Q9. So, could you give me an example of a typical playlist for Friday evening?
A9. Oh, jeez, uh… Friday evening… (Sigh) you kind of want to get the party started right, so there was… I probably play a lot of, uh… hip-hop music to start off… start off with. Maybe some Handsome Boy Modeling School. Um, maybe go into some Del Tha Funkee Homosapien, or Blackalicious. Um, but my personal musical tastes… I really, really like a genre of music called “Indie Pop,” which is a pretty obscure genre of music that, uh… pretty much survives around several smaller indie bands coming out of Britain and America.
Q10. Did you see, um… a lot of these bands in live shows?
A10. Yes. I, um… the town that I’m from… or the town that I went to school in, Tallahassee, is um, about 5 hours from Athens, Georgia, which is… sort of a musical Mecca for many Indie rock bands, so… It’s only 5 hours, so… they just go to Athens, and then probably drop down to Tallahassee, because it… and Tallahassee would end up being, like, the southern-most point on many of the tours, so… uh, we’d get a lot of the first shows and last shows, which ended up being really cool, so I got to see a lot of great bands, like Guided By Voices, and Modest Mouse, and really good bands in Tallahassee.
Q11. Have you seen many more famous bands at all?
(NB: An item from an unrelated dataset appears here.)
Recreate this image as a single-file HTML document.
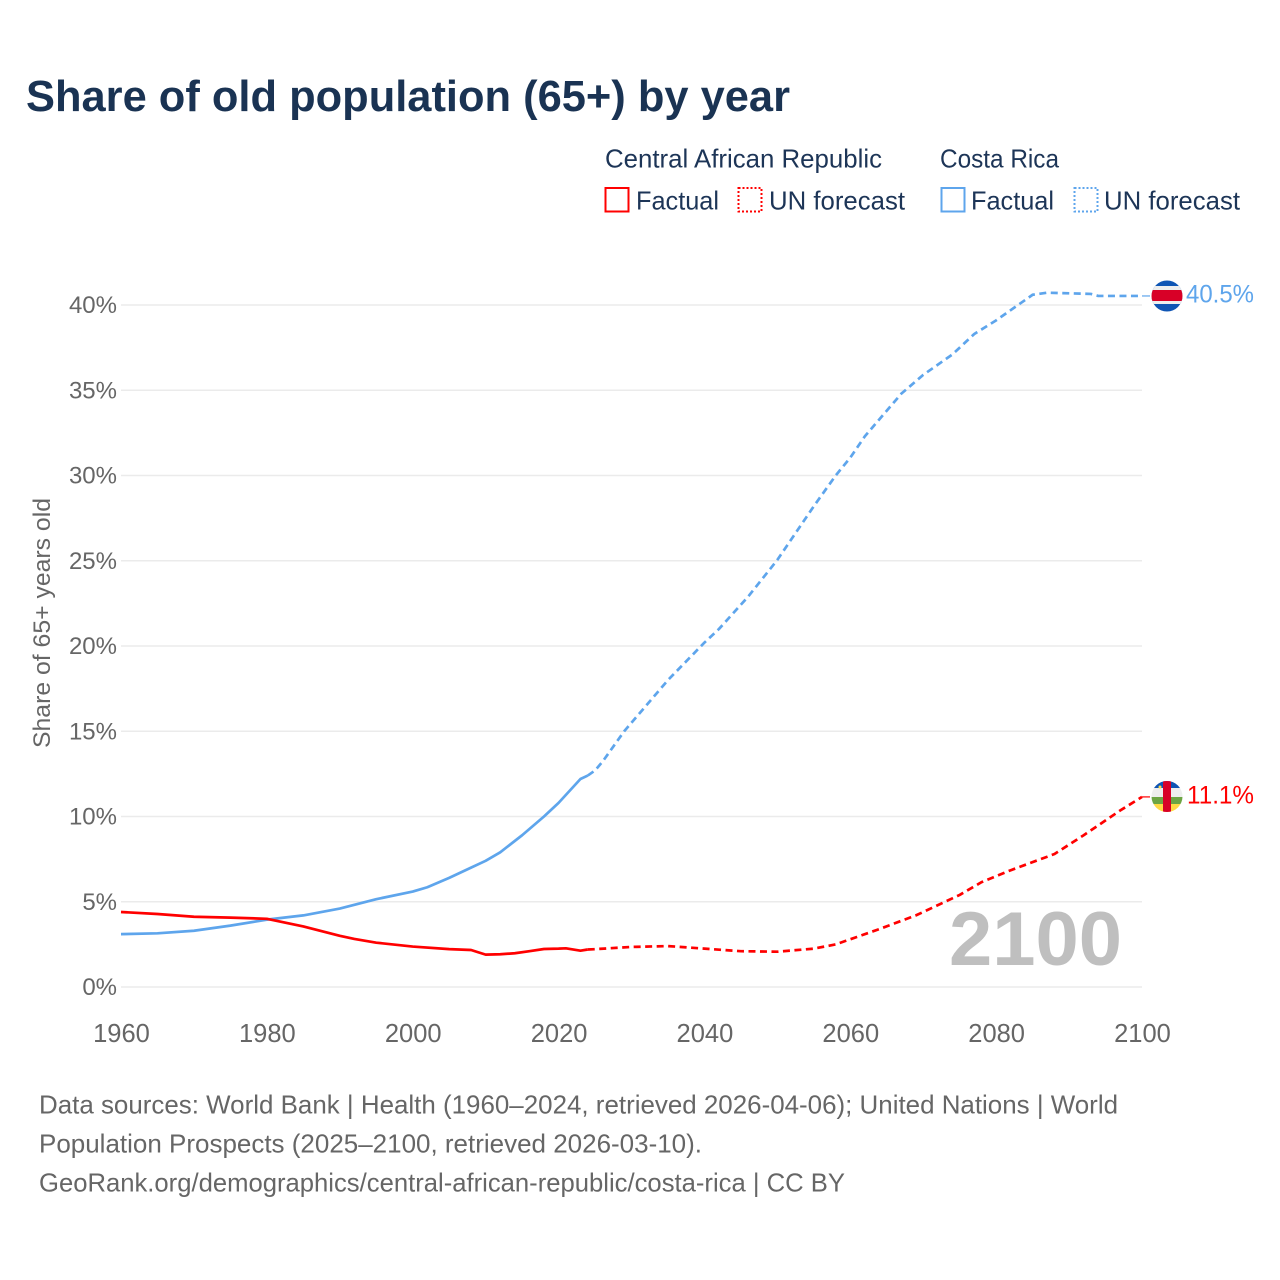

A11. Um… jeez, back in… uh… back in high school, I think it was about 1998, I used to listen to a radio station called, uh… 99.9 The Buzz, and this was in Vermont… and uh… they had radio promotions, so I… I… one time I called in and I won tickets to see Radiohead, actually, in Montreal. That was a good time. I was… gosh, I was sixteen or seventeen at the time and, uh… when you go up to Canada from Vermont… the drinking age in the United States is 21, and drinking age in Canada is 18, but they don’t really check your ID, or anything like that, so… When I was 16, I drove up with my friend, up to the… Montreal… the Molson Center, which is where the Canadians play, the Montreal Canadians, their hockey team, and uh… we went up and we… we basically got really drunk for the first time, while watching Radiohead, so… that was a pretty fun experience. And they played some good songs, and uh… it was a great show.
A12. Have you ever met any bands or ever got backstage or anything like that?
A12. The band Guided By Voices is… probably one of the most respected bands in the Indie Rock scene… and uh, one day we were… we went to the Guided By Voices show, um, in Tallahassee, and my friend Aaron was with me, he’s a big, tall, funny guy with long, curly hair, and it’s all red and… kind of just a crazy dude. He just runs around and does crazy stuff, and uh… he… smokes a lot of pot, actually, and so… they were on stage playing the show, and as soon as they were done, my friend Aaron made the, uh… “international pot-smoking” sign, and their guitarist looked at him and said “yeah, ok, come on backstage with us,” so uh… we went back there and I ended up being able to hang out with Bob Pollard, who’s kind of like a hero of mine. Um… he let us drink a whole bunch of his Budweisers, and he was really wasted and was hitting on one of my friends, and it was really fun.